Il est important de noter que de nombreuses personnes ne peuvent tout simplement pas comprendre des sentiments aussi extrêmes. J’oserais dire que beaucoup de gens ressemblent à ceux de Fahrenheit 451 ; non, pas Guy Montag, mais plutôt sa femme et ses amis. Ils regardent un écran pendant que le monde brûle et rejettent violemment toute mention de la vérité lorsqu’elle menace de briser leur réalité. Pour le reste d’entre nous, qu’est-ce que cela fait d’être témoin de la souffrance humaine à un niveau aussi calamiteux ? En ce qui me concerne, je décrirais ce sentiment comme quelque chose de semblable à une blessure morale. Il s’agit d’une anxiété discrète mais qui s’accroît rapidement chaque fois que je mets mon uniforme. C’est un sentiment de dissonance lorsque je me rends au travail tous les jours après avoir parlé avec un habitant de Gaza qui a tout perdu. C’est la dépression qui me suit alors que je prétends que le monde va bien, riant de choses insignifiantes, comme Guy essayant de trouver de la compagnie auprès de sa femme alors que sa fausse réalité s’effondre. À l’intersection de mon désir d’être une bonne aviatrice (qui fait honneur à ceux avec qui je travaille) et de ma foi - imbriquée dans mon être même ! - exigeant que je ne contribue pas à un système destiné à apporter la mort et la destruction, se trouve une question simple : jusqu’à quel point puis-je supporter cela ?

Lorsque je pense au dernier message d’Aaron Bushnell, je me demande s’il ressentait la même chose.

À l’heure où j’écris ces lignes, j’imagine que de nombreuses personnes sont déjà en train de formuler leur réponse sur les raisons pour lesquelles l’auto-immolation est une mauvaise chose, et je vous couperai la parole en vous disant que je suis d’accord ! Je n’encouragerais jamais quelqu’un à s’immoler, pas plus que je n’encouragerais quelqu’un à s’ôter la vie, mais notre refus persistant de nous engager dans la réalité de ce que nous faisons ne fera que permettre la poursuite des atrocités contre lesquelles les gens protestent en premier lieu. Il est difficile de regarder une tragédie, qui implique souvent des violations graves et continues des droits humains, qui peut pousser quelqu’un à protester de manière aussi extrême - mais nous devons regarder. Nous devons ressentir la douleur de nos semblables, puis agir.
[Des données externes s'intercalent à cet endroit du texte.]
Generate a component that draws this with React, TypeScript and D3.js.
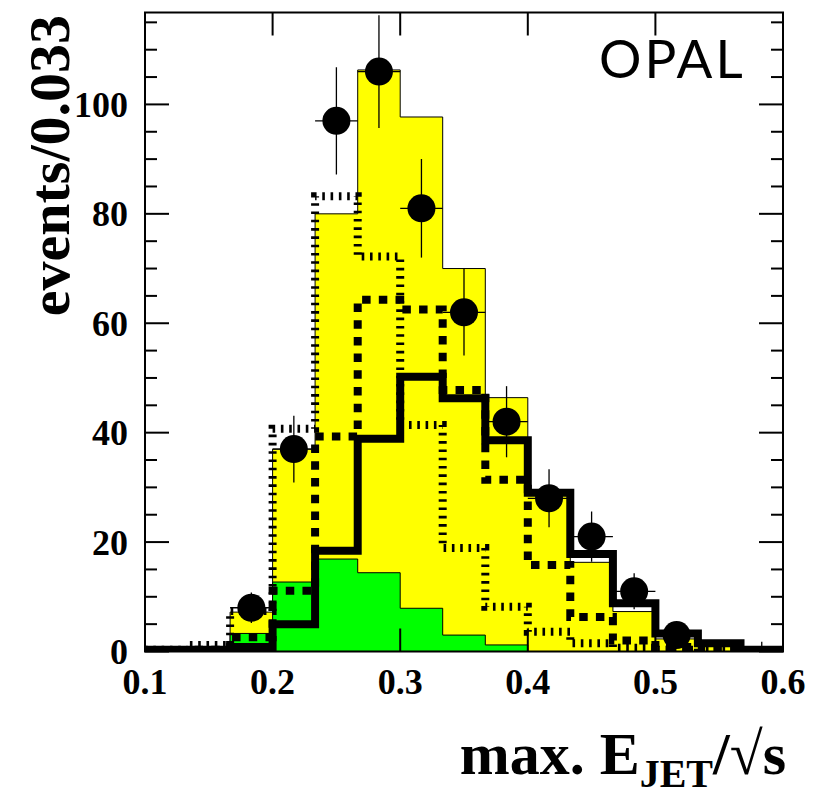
import React from "react";
import * as d3 from "d3";

// bin edges of max. E_JET/sqrt(s), width 0.033
const binEdges = [0.1, 0.1333, 0.1667, 0.2, 0.2333, 0.2667, 0.3, 0.3333, 0.3667, 0.4, 0.4333, 0.4667, 0.5, 0.5333, 0.5667, 0.6];

// total MC (yellow) and background (green)
const totalMC = [0.3, 0.5, 7.2, 37, 80, 106.3, 97.7, 70, 46.4, 29.5, 16.3, 7.3, 2.3, 1.2, 0.3];
const background = [0, 0, 3.3, 12.7, 16.9, 14.4, 7.9, 3.0, 1.2, 0, 0, 0, 0, 0, 0];

// signal curves
const solidCurve = [0.3, 0.3, 0.8, 5.0, 18.4, 38.9, 50.2, 46.3, 38.6, 29, 17.8, 8.8, 3.3, 1.5, 0.3];
const dashedCurve = [0.2, 0.3, 2.6, 11.1, 39.3, 64.3, 62.5, 47.8, 31.4, 15.8, 6.3, 2.0, 0.8, 0.3, 0.1];
const dottedCurve = [0.3, 1.2, 7.4, 40.7, 83.2, 72.2, 41.4, 18.9, 8.2, 3.6, 1.5, 0.7, 0.3, 0.1, 0];

// data points
const dataValues = [null, null, 8, 37, 97, 106, 81, 62, 42, 28, 21, 11, 3, 0, 0];
const dataErrors = [0, 0, 2.8, 6.1, 9.8, 10.3, 9, 7.9, 6.5, 5.3, 4.6, 3.3, 1.7, 1.8, 1.8];

const xTickLabels = ["0.1", "0.2", "0.3", "0.4", "0.5", "0.6"];
const yTickLabels = ["0", "20", "40", "60", "80", "100"];

const W = 814, H = 796;
const left = 145, right = 783, top = 12.5, bottom = 651.5;

export default function App() {
  const x = d3.scaleLinear().domain([0.1, 0.6]).range([left, right]);
  const y = d3.scaleLinear().domain([0, 116.8]).range([bottom, top]);

  const ext = (v: number[]) => [...v, v[v.length - 1]];

  const area = d3.area<number>()
    .x((d, i) => x(binEdges[i]))
    .y0(y(0))
    .y1(d => y(d))
    .curve(d3.curveStepAfter);

  const step = d3.line<number>()
    .x((d, i) => x(binEdges[i]))
    .y(d => y(d))
    .curve(d3.curveStepAfter);

  const minorY = d3.range(0, 117, 5);
  const serif = "'Liberation Serif', 'Times New Roman', serif";

  return (
    <svg width={W} height={H} style={{ position: "absolute", left: 0, top: 0, background: "#fff" }}>
      <defs>
        <clipPath id="plot">
          <rect x={left} y={top} width={right - left} height={bottom - top} />
        </clipPath>
      </defs>

      <g clipPath="url(#plot)">
        <path d={area(ext(totalMC)) || ""} fill="#ffff00" stroke="#000" strokeWidth={1} />
        <path d={area(ext(background)) || ""} fill="#00ff00" stroke="#000" strokeWidth={1} />
        <path d={step(ext(dottedCurve)) || ""} fill="none" stroke="#000" strokeWidth={8} strokeDasharray="2.6 5.7" />
        <path d={step(ext(dashedCurve)) || ""} fill="none" stroke="#000" strokeWidth={8} strokeDasharray="8.5 8.2" />
        <path d={step(ext(solidCurve)) || ""} fill="none" stroke="#000" strokeWidth={8} />

        {dataValues.map((v, i) => {
          if (v === null) return null;
          const cx = x((binEdges[i] + binEdges[i + 1]) / 2);
          const e = dataErrors[i];
          return (
            <g key={i}>
              <line x1={cx} x2={cx} y1={y(Math.max(0, v - e))} y2={y(v + e)} stroke="#000" strokeWidth={1.3} />
              {v > 0 && (
                <>
                  <line x1={x(binEdges[i])} x2={x(binEdges[i + 1])} y1={y(v)} y2={y(v)} stroke="#000" strokeWidth={1.3} />
                  <circle cx={cx} cy={y(v)} r={14} fill="#000" />
                </>
              )}
            </g>
          );
        })}
      </g>

      {/* frame */}
      <rect x={left} y={top} width={right - left} height={bottom - top} fill="none" stroke="#000" strokeWidth={2} />

      {/* y ticks */}
      {minorY.map(t => {
        const major = t % 20 === 0;
        const len = major ? 24 : 12;
        return (
          <g key={"y" + t}>
            <line x1={left} x2={left + len} y1={y(t)} y2={y(t)} stroke="#000" strokeWidth={2} />
            <line x1={right} x2={right - len} y1={y(t)} y2={y(t)} stroke="#000" strokeWidth={2} />
          </g>
        );
      })}
      {yTickLabels.map(t => (
        <text key={"yl" + t} x={128} y={y(+t)} dy="0.35em" textAnchor="end"
          fontFamily={serif} fontWeight="bold" fontSize={36}>{t}</text>
      ))}

      {/* x ticks */}
      {xTickLabels.map(t => (
        <g key={"x" + t}>
          <line x1={x(+t)} x2={x(+t)} y1={bottom} y2={bottom - 23} stroke="#000" strokeWidth={2} />
          <line x1={x(+t)} x2={x(+t)} y1={top} y2={top + 23} stroke="#000" strokeWidth={2} />
          <text x={x(+t)} y={694} textAnchor="middle" fontFamily={serif} fontWeight="bold" fontSize={36}>{t}</text>
        </g>
      ))}

      {/* axis titles */}
      <text transform="translate(69,15) rotate(-90)" textAnchor="end"
        fontFamily={serif} fontWeight="bold" fontSize={58}>events/0.033</text>
      <text x={786} y={774} textAnchor="end" fontFamily={serif} fontWeight="bold" fontSize={60}>
        max. E<tspan fontSize={40} dy={13}>JET</tspan><tspan dy={-13}>/√s</tspan>
      </text>

      <text x={599} y={78} fontFamily="Lato, 'Liberation Sans', sans-serif" fontSize={53} letterSpacing={3}>OPAL</text>
    </svg>
  );
}
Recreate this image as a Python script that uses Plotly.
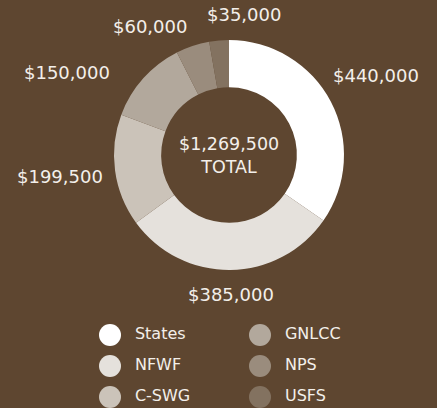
import math
import plotly.graph_objects as go

# Funding sources and amounts (USD)
sources = ["States", "NFWF", "C-SWG", "GNLCC", "NPS", "USFS"]
amounts = [440000, 385000, 199500, 150000, 60000, 35000]
colors = ["#ffffff", "#e5e1dc", "#cbc3b9", "#b2a89c", "#9a8c7d", "#837260"]

# Value-label placement: distance from the ring centre (px) and an angular
# nudge (degrees) that spreads the labels of the thin slices near the top.
label_radius = [167, 140, 170, 182, 151, 141]
label_nudge_deg = [-1, 0, 0.6, -15, -13, 11]

BG = "#5e4630"
FONT = "'DejaVu Sans', sans-serif"
TEXT = "#f3efea"
W, H = 437, 408
CX, CY, R_OUT = 229, 155, 115

total = sum(amounts)
value_text = ["${:,}".format(v) for v in amounts]

fig = go.Figure()

fig.add_trace(go.Pie(
    labels=sources,
    values=amounts,
    marker=dict(colors=colors, line=dict(width=0)),
    hole=0.59,
    sort=False,
    direction="clockwise",
    rotation=0,
    textinfo="none",
    automargin=False,
    showlegend=False,
    hoverinfo="label+value",
    domain=dict(x=[(CX - R_OUT) / W, (CX + R_OUT) / W],
                y=[1 - (CY + R_OUT) / H, 1 - (CY - R_OUT) / H]),
))

# Value labels around the ring, at each slice's mid angle (clockwise from top)
cum = 0
for v, txt, rad, nudge in zip(amounts, value_text, label_radius, label_nudge_deg):
    mid = (cum + v / 2) / total * 360 + nudge
    cum += v
    a = math.radians(mid)
    fig.add_annotation(
        x=CX + rad * math.sin(a), y=CY - rad * math.cos(a),
        xref="x", yref="y", text=txt, showarrow=False,
        xanchor="center", yanchor="middle",
        font=dict(color=TEXT, size=18, family=FONT),
    )

# Two-column legend drawn as markers with labels (column-major order)
leg_x, leg_y = [], []
for i in range(len(sources)):
    col, row = divmod(i, 3)
    leg_x.append(110 + col * 150)
    leg_y.append(335 + row * 31)
fig.add_trace(go.Scatter(
    x=leg_x, y=leg_y,
    mode="markers+text",
    marker=dict(size=22, color=colors, line=dict(width=0)),
    text=["  " + s for s in sources],
    textposition="middle right",
    textfont=dict(color=TEXT, size=16, family=FONT),
    hoverinfo="skip",
    showlegend=False,
    cliponaxis=False,
))

fig.add_annotation(
    x=CX, y=CY, xref="x", yref="y",
    text="$" + "{:,}".format(total) + "<br>TOTAL",
    showarrow=False,
    font=dict(color=TEXT, size=17.5, family=FONT),
    align="center",
)

fig.update_layout(
    width=W, height=H,
    margin=dict(l=0, r=0, t=0, b=0),
    paper_bgcolor=BG, plot_bgcolor="rgba(0,0,0,0)",
    xaxis=dict(range=[0, W], visible=False, fixedrange=True),
    yaxis=dict(range=[H, 0], visible=False, fixedrange=True),
)

fig.write_html("out.html")
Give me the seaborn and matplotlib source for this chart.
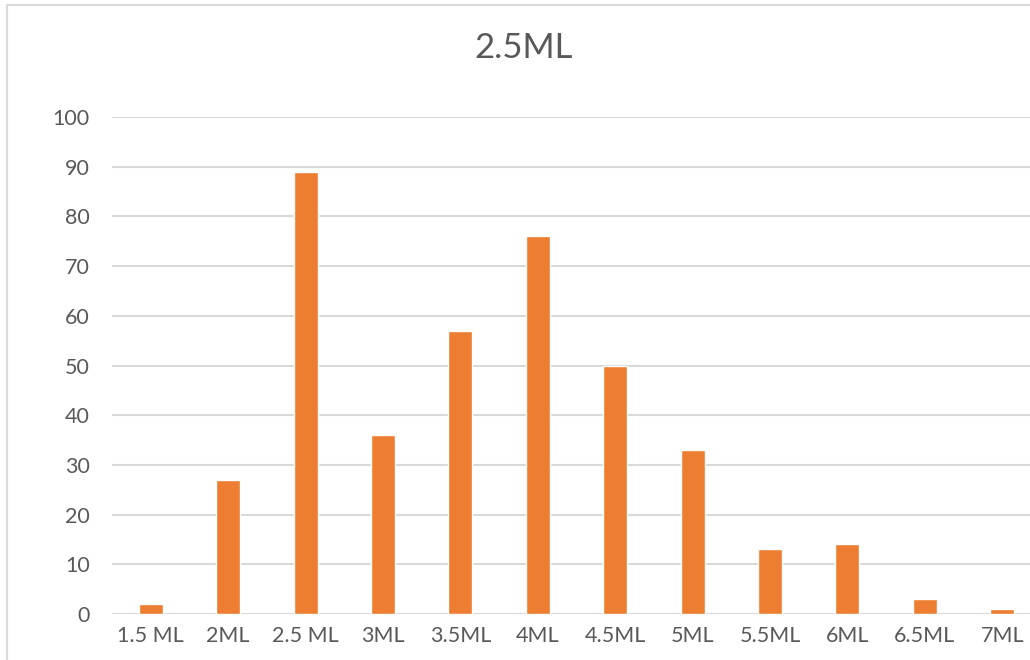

Le manque d’empathie qui imprègne notre monde aujourd’hui me préoccupe beaucoup. Même après la mort d’Aaron, de nombreuses personnes sont apathiques ou, pire encore, disent à d’autres qu’elles devraient faire de même. Certains disent qu’il « n’allait pas bien dans sa tête » ou tentent de détourner la conversation du sujet même de sa protestation. J’aimerais autant qu’une autre personne qu’Aaron soit encore en vie aujourd’hui pour prêter sa voix au mouvement, et j’aimerais qu’il puisse voir ce que ses actions ont déclenché. À défaut, la meilleure chose à faire - peut-être la seule - est de veiller à transmettre son message pour lui.